Limits – Yes, No, Maybe?

Here we grow again! Night Owl and I are adapting to a “new normal” right now as he expresses his desire for I.N.D.E.P.E.N.D.E.N.C.E.

Most-used phrases:

“Why can’t I live by myself?”
“Why do you get to tell me what to do?”
“Why is there a rule about that?”
HATE that you get to tell me what to do!”

Which is kind of funny, because it may mean I have to start to communicate with him the way I do with his father.  Things go a lot more smoothly if I ask instead of tell my DH to do anything.  And then I have to ask without manipulating…the trials of living with creative minds.

Seriously, though, I would not have it any other way.  I love that Night Owl is imaginative, that he wants to explore, and that he wants to push boundaries.  In an adult, those qualities can lead to great and amazing things.

In children, they lead to experiences like this:

We had just come back to the heat from our summer cabin in the mountains.  Night Owl decided to cool things off by having a snowstorm and making an ice skating rink...out of baby powder.

We had just come back to the heat from our summer cabin in the mountains. Night Owl decided to cool things off by having a snowstorm and making an ice skating rink…out of baby powder.

You have to understand that I am all about safety and security.  My husband and first-born son are not.  It makes for an interesting conflict – I want them to be safe.  They see no problem with rappelling up the trunk of a tall tree with a parachute cord to see if they can.  Or spraying baby powder to make a snowstorm.  Or filling a playpen full of ice and water to play “Ice Ship” and go exploring to the North Pole.  Or climbing to the tallest shelf in the house (10 feet high) to sniff out legos in boxes that haven’t been opened yet. How about making a zip-line out of masking tape to “swashbuckle” from the desk in his room to his dresser? (Yes, these have all happened – Night Owl is six. Can you imagine what else is in store for us?) 

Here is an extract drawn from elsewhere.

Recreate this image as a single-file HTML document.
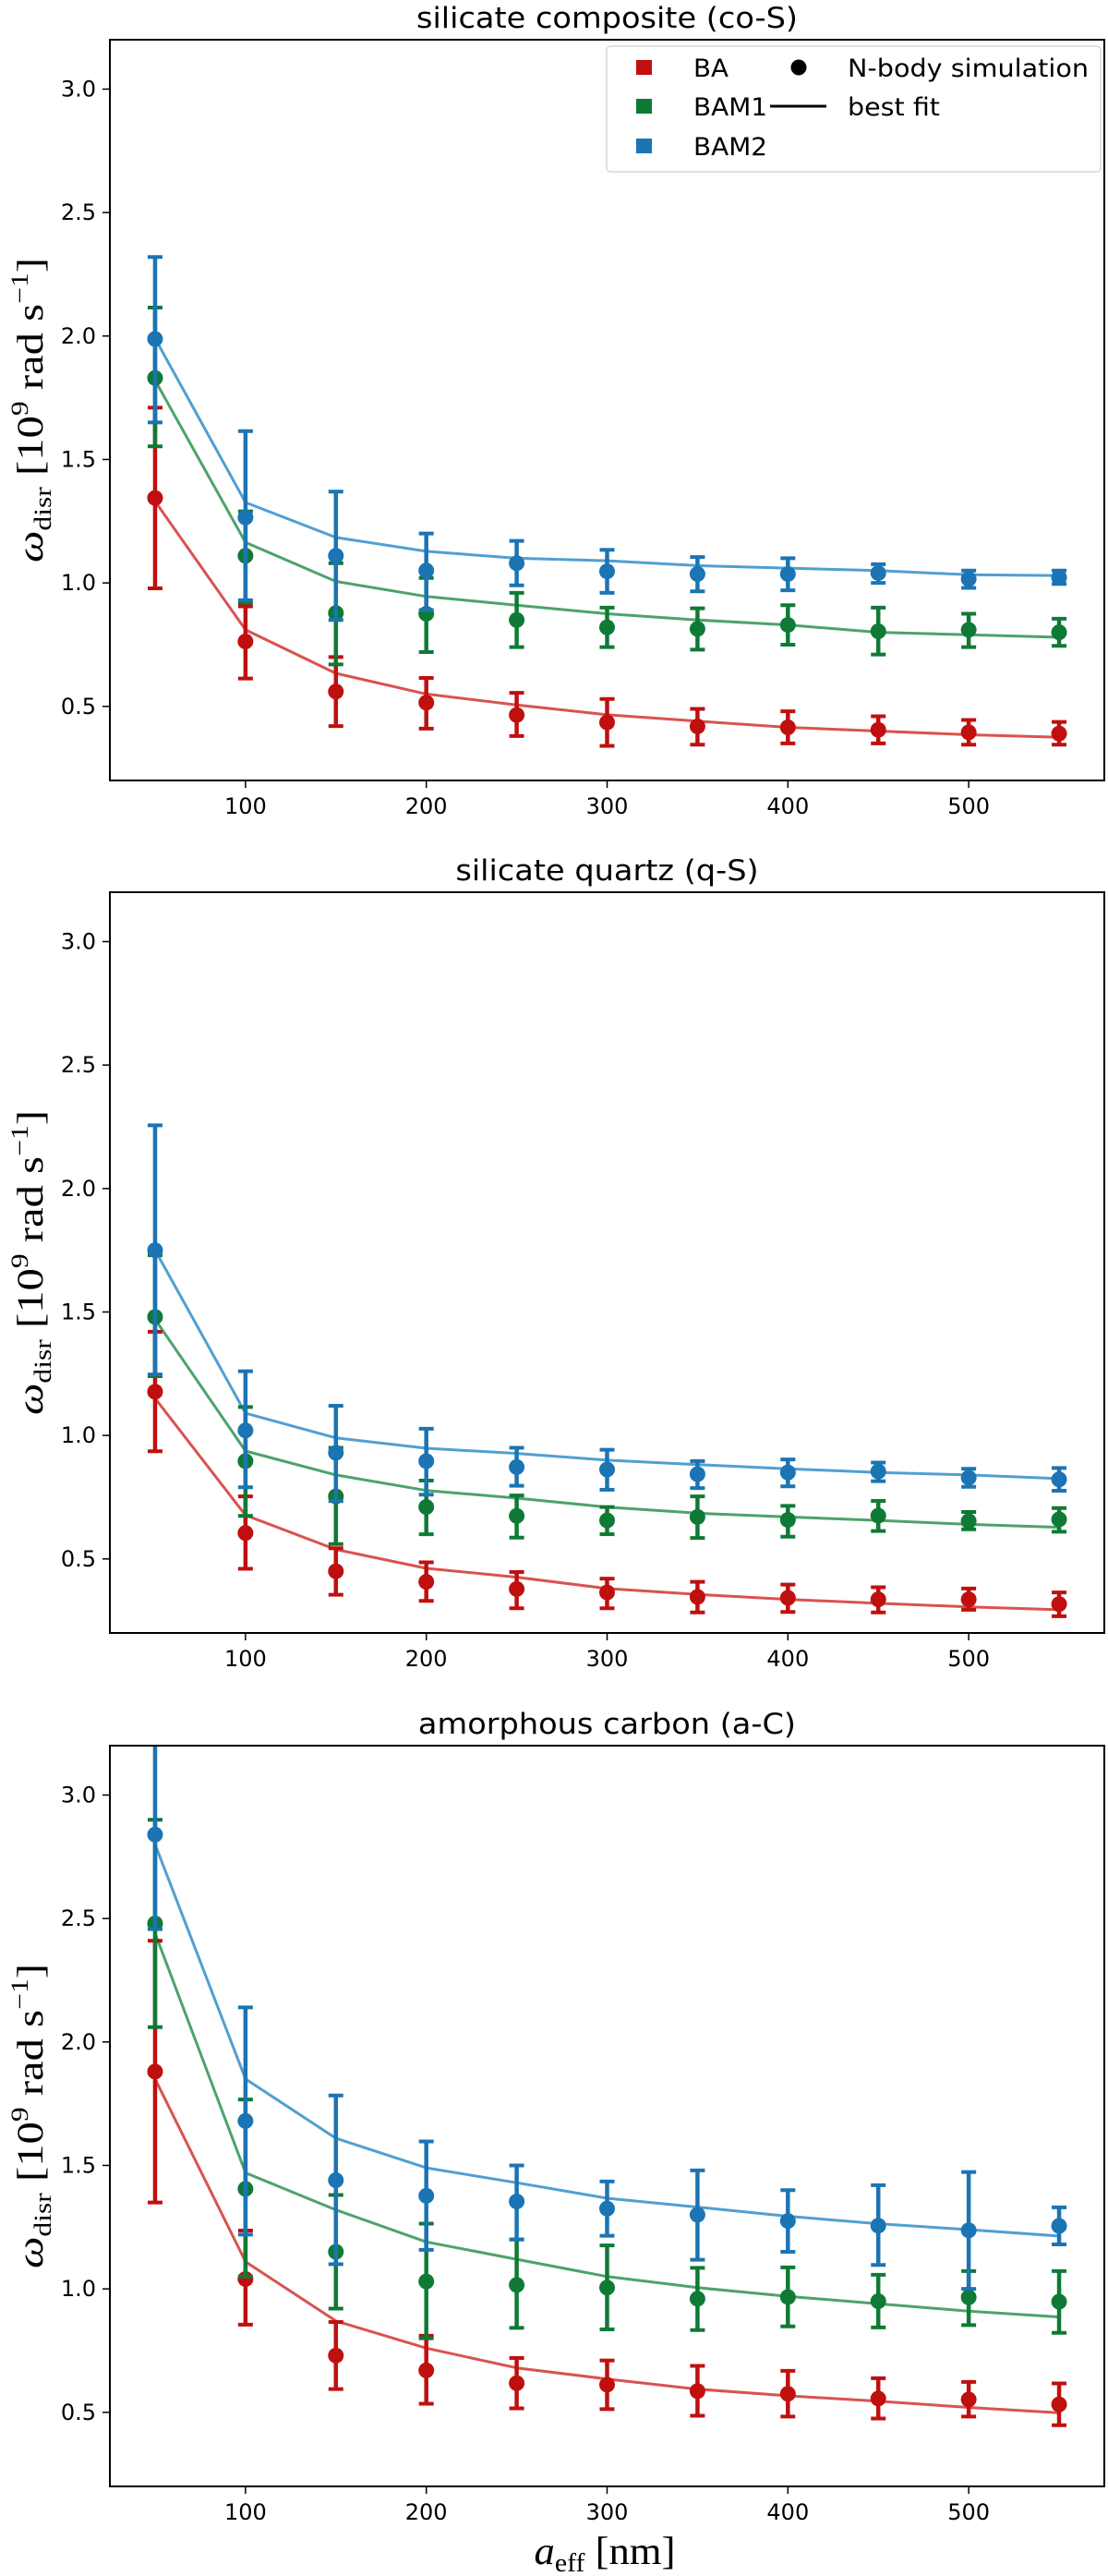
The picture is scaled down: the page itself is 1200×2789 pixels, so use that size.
<!DOCTYPE html>
<html><head><meta charset="utf-8"><style>
html,body{margin:0;padding:0;background:#fff;}
svg{display:block;}
text{font-family:"DejaVu Sans","Liberation Sans",sans-serif;}
.serif{font-family:"Liberation Serif","DejaVu Serif",serif;}
</style></head>
<body>
<svg id="fig" width="1200" height="2789" viewBox="0 0 1200 2789" xmlns="http://www.w3.org/2000/svg"></svg>
<script>
const sizes = [50,100,150,200,250,300,350,400,450,500,550];
const xTicks = [100,200,300,400,500];
const yTicks = [0.5,1.0,1.5,2.0,2.5,3.0];
const panelTitles = ["silicate composite (co-S)","silicate quartz (q-S)","amorphous carbon (a-C)"];
const seriesNames = ["BA","BAM1","BAM2"];

// Panel 1: silicate composite
const coS_BA_val = [1.344,0.763,0.56,0.515,0.465,0.435,0.419,0.415,0.405,0.395,0.39];
const coS_BA_hi  = [1.71,0.905,0.70,0.615,0.555,0.53,0.49,0.48,0.46,0.445,0.437];
const coS_BA_lo  = [0.978,0.613,0.42,0.41,0.38,0.34,0.345,0.35,0.35,0.345,0.345];
const coS_BA_fit = [1.33,0.81,0.634,0.55,0.506,0.466,0.44,0.415,0.40,0.385,0.375];
const coS_BAM1_val = [1.83,1.11,0.878,0.875,0.85,0.82,0.814,0.83,0.804,0.81,0.80];
const coS_BAM1_hi  = [2.115,1.29,1.08,1.02,0.96,0.90,0.897,0.91,0.90,0.875,0.855];
const coS_BAM1_lo  = [1.553,0.92,0.67,0.72,0.74,0.74,0.73,0.75,0.71,0.74,0.745];
const coS_BAM1_fit = [1.82,1.164,1.006,0.945,0.91,0.875,0.85,0.83,0.80,0.79,0.78];
const coS_BAM2_val = [1.988,1.265,1.11,1.05,1.08,1.047,1.036,1.036,1.04,1.016,1.022];
const coS_BAM2_hi  = [2.32,1.615,1.37,1.20,1.17,1.134,1.105,1.10,1.076,1.05,1.05];
const coS_BAM2_lo  = [1.65,0.93,0.85,0.89,0.99,0.96,0.966,0.97,1.0,0.98,0.996];
const coS_BAM2_fit = [1.99,1.326,1.184,1.128,1.10,1.09,1.07,1.06,1.05,1.033,1.03];

// Panel 2: silicate quartz
const qS_BA_val = [1.177,0.605,0.45,0.407,0.378,0.364,0.346,0.342,0.336,0.336,0.317];
const qS_BA_hi  = [1.42,0.753,0.543,0.486,0.447,0.42,0.407,0.396,0.385,0.38,0.364];
const qS_BA_lo  = [0.936,0.46,0.355,0.33,0.30,0.30,0.283,0.285,0.283,0.294,0.268];
const qS_BA_fit = [1.15,0.677,0.538,0.462,0.426,0.38,0.356,0.336,0.32,0.306,0.294];
const qS_BAM1_val = [1.48,0.896,0.753,0.71,0.674,0.656,0.67,0.658,0.675,0.653,0.66];
const qS_BAM1_hi  = [1.73,1.115,0.95,0.817,0.757,0.71,0.753,0.715,0.735,0.69,0.706];
const qS_BAM1_lo  = [1.24,0.674,0.56,0.60,0.586,0.60,0.585,0.59,0.613,0.62,0.61];
const qS_BAM1_fit = [1.47,0.937,0.84,0.777,0.746,0.71,0.685,0.67,0.656,0.64,0.628];
const qS_BAM2_val = [1.75,1.02,0.93,0.896,0.872,0.862,0.843,0.85,0.854,0.829,0.822];
const qS_BAM2_hi  = [2.256,1.26,1.12,1.027,0.95,0.942,0.896,0.903,0.89,0.865,0.868];
const qS_BAM2_lo  = [1.247,0.79,0.734,0.76,0.796,0.78,0.787,0.794,0.815,0.792,0.776];
const qS_BAM2_fit = [1.75,1.09,0.99,0.948,0.927,0.90,0.882,0.865,0.85,0.84,0.825];

// Panel 3: amorphous carbon
const aC_BA_val = [1.88,1.04,0.73,0.67,0.618,0.612,0.586,0.575,0.556,0.552,0.532];
const aC_BA_hi  = [2.41,1.236,0.866,0.81,0.72,0.71,0.688,0.668,0.638,0.623,0.617];
const aC_BA_lo  = [1.35,0.855,0.594,0.535,0.516,0.513,0.486,0.483,0.475,0.483,0.448];
const aC_BA_fit = [1.85,1.11,0.87,0.76,0.68,0.635,0.594,0.567,0.545,0.52,0.498];
const aC_BAM1_val = [2.48,1.405,1.15,1.03,1.016,1.005,0.96,0.967,0.95,0.966,0.948];
const aC_BAM1_hi  = [2.90,1.767,1.38,1.264,1.20,1.176,1.085,1.087,1.057,1.072,1.072];
const aC_BAM1_lo  = [2.06,1.05,0.92,0.80,0.842,0.836,0.833,0.848,0.844,0.853,0.822];
const aC_BAM1_fit = [2.44,1.47,1.32,1.19,1.12,1.05,1.005,0.97,0.94,0.91,0.886];
const aC_BAM2_val = [2.84,1.68,1.44,1.377,1.354,1.325,1.30,1.275,1.256,1.237,1.255];
const aC_BAM2_hi  = [3.25,2.14,1.783,1.597,1.50,1.435,1.48,1.40,1.42,1.473,1.33];
const aC_BAM2_lo  = [2.457,1.22,1.10,1.158,1.20,1.215,1.118,1.15,1.097,1.0,1.18];
const aC_BAM2_fit = [2.80,1.85,1.61,1.49,1.43,1.367,1.331,1.294,1.264,1.24,1.214];

const panelData = [
  [[coS_BA_val,coS_BA_hi,coS_BA_lo,coS_BA_fit],[coS_BAM1_val,coS_BAM1_hi,coS_BAM1_lo,coS_BAM1_fit],[coS_BAM2_val,coS_BAM2_hi,coS_BAM2_lo,coS_BAM2_fit]],
  [[qS_BA_val,qS_BA_hi,qS_BA_lo,qS_BA_fit],[qS_BAM1_val,qS_BAM1_hi,qS_BAM1_lo,qS_BAM1_fit],[qS_BAM2_val,qS_BAM2_hi,qS_BAM2_lo,qS_BAM2_fit]],
  [[aC_BA_val,aC_BA_hi,aC_BA_lo,aC_BA_fit],[aC_BAM1_val,aC_BAM1_hi,aC_BAM1_lo,aC_BAM1_fit],[aC_BAM2_val,aC_BAM2_hi,aC_BAM2_lo,aC_BAM2_fit]]
];

const markerColors = ["#c00f0f","#0f7a35","#1b74b3"];
const lineColors = ["#d9534f","#4ea26c","#519fd2"];
const panelTops = [43,966,1890];
const titleWidths = [413,290,350];
const L = 119, R = 1196, H = 802;
const xMin = 25, xMax = 575, yMin = 0.2, yMax = 3.2;
const NS = "http://www.w3.org/2000/svg";
const svg = document.getElementById("fig");

function xs(v){ return L + (v - xMin) / (xMax - xMin) * (R - L); }
function mk(tag, attrs, parent){
  const e = document.createElementNS(NS, tag);
  for (const k in attrs) e.setAttribute(k, attrs[k]);
  (parent || svg).appendChild(e);
  return e;
}

panelData.forEach((series, pi) => {
  const top = panelTops[pi], bot = top + H;
  const ys = v => bot - (v - yMin) / (yMax - yMin) * H;
  const g = mk("g", {});
  
  
  const clipId = "clip" + pi;
  const cp = mk("clipPath", {id: clipId}, g);
  mk("rect", {x: L, y: top, width: R - L, height: H}, cp);

  const title = mk("text", {x: (L+R)/2, y: top - 13, "text-anchor": "middle", "font-size": 31, fill: "#000"}, g);
  title.textContent = panelTitles[pi];
  
  
  // stretch to reference width proportionally
  const w = title.getComputedTextLength();
  const target = (pi === 0) ? 413 : w * 413 / 0 || w;
  if (pi === 0) { svg.dataset.titleScale = 413 / w; }
  const sc = parseFloat(svg.dataset.titleScale || "1");
  title.setAttribute("textLength", (w * sc).toFixed(1));
  title.setAttribute("lengthAdjust", "spacingAndGlyphs");

  const plot = mk("g", {"clip-path": "url(#" + clipId + ")"}, g);
  series.forEach((s, si) => {
    const [val, hi, lo, fit] = s;
    const pts = sizes.map((x, i) => xs(x).toFixed(1) + "," + ys(fit[i]).toFixed(1)).join(" ");
    const pl = mk("polyline", {points: pts, fill: "none", stroke: lineColors[si], "stroke-width": 3, "stroke-linejoin": "round"}, plot);
    
    
  });
  series.forEach((s, si) => {
    const [val, hi, lo, fit] = s;
    sizes.forEach((x, i) => {
      const px = xs(x);
      const eg = mk("g", {stroke: markerColors[si], fill: markerColors[si]}, plot);
      
      
      mk("line", {x1: px, x2: px, y1: ys(hi[i]), y2: ys(lo[i]), "stroke-width": 4.5}, eg);
      mk("line", {x1: px-8, x2: px+8, y1: ys(hi[i]), y2: ys(hi[i]), "stroke-width": 4}, eg);
      mk("line", {x1: px-8, x2: px+8, y1: ys(lo[i]), y2: ys(lo[i]), "stroke-width": 4}, eg);
      mk("circle", {cx: px, cy: ys(val[i]), r: 8.5, stroke: "none"}, eg);
    });
  });

  const frame = mk("rect", {x: L, y: top, width: R - L, height: H, fill: "none", stroke: "#000", "stroke-width": 2}, g);
  
  

  xTicks.forEach(t => {
    mk("line", {x1: xs(t), x2: xs(t), y1: bot, y2: bot + 8, stroke: "#000", "stroke-width": 1.5}, g);
    const tl = mk("text", {x: xs(t), y: bot + 36, "text-anchor": "middle", "font-size": 24, fill: "#000"}, g);
    tl.textContent = t;
    
    
  });
  yTicks.forEach(t => {
    mk("line", {x1: L - 8, x2: L, y1: ys(t), y2: ys(t), stroke: "#000", "stroke-width": 1.5}, g);
    const tl = mk("text", {x: L - 15, y: ys(t) + 8, "text-anchor": "end", "font-size": 24, fill: "#000"}, g);
    tl.textContent = t.toFixed(1);
    
    
  });

  const cy = (top + bot) / 2;
  const yl = mk("text", {x: 0, y: 0, transform: "translate(46," + cy + ") rotate(-90)", "text-anchor": "middle", "font-size": 40, fill: "#000", class: "serif", textLength: 330, lengthAdjust: "spacingAndGlyphs"}, g);
  yl.innerHTML = '<tspan font-style="italic">ω</tspan><tspan font-size="26" dy="9">disr</tspan><tspan dy="-9"> [10</tspan><tspan font-size="26" dy="-16">9</tspan><tspan dy="16"> rad s</tspan><tspan font-size="26" dy="-16">−1</tspan><tspan dy="16">]</tspan>';
  
  
});

// x-axis label
const xl = mk("text", {x: 655, y: 2776, "text-anchor": "middle", "font-size": 42, fill: "#000", class: "serif", textLength: 153, lengthAdjust: "spacingAndGlyphs"});
xl.innerHTML = '<tspan font-style="italic">a</tspan><tspan font-size="28" dy="8">eff</tspan><tspan dy="-8"> [nm]</tspan>';



// legend
const lg = mk("g", {});


mk("rect", {x: 657, y: 50, width: 535, height: 136, rx: 4, fill: "#fff", stroke: "#d8d8d8", "stroke-width": 1.5, "fill-opacity": 0.85}, lg);
const rowsY = [73, 115, 158];
const legendWidths = [38, 80, 80];
seriesNames.forEach((n, i) => {
  const e = mk("g", {}, lg);
  
  
  mk("rect", {x: 689, y: rowsY[i] - 8, width: 17, height: 16, fill: markerColors[i]}, e);
  const t = mk("text", {x: 751, y: rowsY[i] + 10, "font-size": 27, fill: "#000", textLength: legendWidths[i], lengthAdjust: "spacingAndGlyphs"}, e);
  t.textContent = n;
});
const e1 = mk("g", {}, lg);


mk("circle", {cx: 865, cy: rowsY[0], r: 8.5, fill: "#000"}, e1);
const t1 = mk("text", {x: 918, y: rowsY[0] + 10, "font-size": 27, fill: "#000", textLength: 261, lengthAdjust: "spacingAndGlyphs"}, e1);
t1.textContent = "N-body simulation";
const e2 = mk("g", {}, lg);


mk("line", {x1: 834, x2: 895, y1: rowsY[1], y2: rowsY[1], stroke: "#000", "stroke-width": 3}, e2);
const t2 = mk("text", {x: 918, y: rowsY[1] + 10, "font-size": 27, fill: "#000", textLength: 100, lengthAdjust: "spacingAndGlyphs"}, e2);
t2.textContent = "best fit";
</script>
</body></html>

He wants to try EVERYTHING.  I want him to keep two feet on the ground at all times.  I try to be careful with how I express my limitations because the last thing I want to do is instill fear in our children.  THIS  article by Dr. Jim Taylor has been really instrumental in helping me come to grips with the fact that I have to grow in order for my son to have the best opportunity to express his personality without feeling oppressed:

The challenge for you involves determining your own natural comfort zone in allowing your children to explore. That zone is dictated by your inborn temperament and the perceptions about how secure the world is based on your own experiences growing up. Your comfort zone will be determined by where you lie on the continuum from risk taker to risk averse.

And, if you allow it to, you will send messages to your children about where that comfort zone is. If your children’s inborn comfort zone is smaller than yours, then you will likely just reinforce those limits and possibility prevent them from extending those limits through experience.

If their limits are farther than your own, then your comfort zone may act as a leash, restraining them from broadening their already more expansive comfort zone.

We definitely fall in the “parent comfort zone is smaller – child’s limits are farther” camp.  I see our way forward in three steps: I am going to talk to him about how to evaluate situations, I will offer him decision making tools (that I hope he will use!), and I will definitely be taking more deep breaths.

How do you navigate child safety and healthy exploration?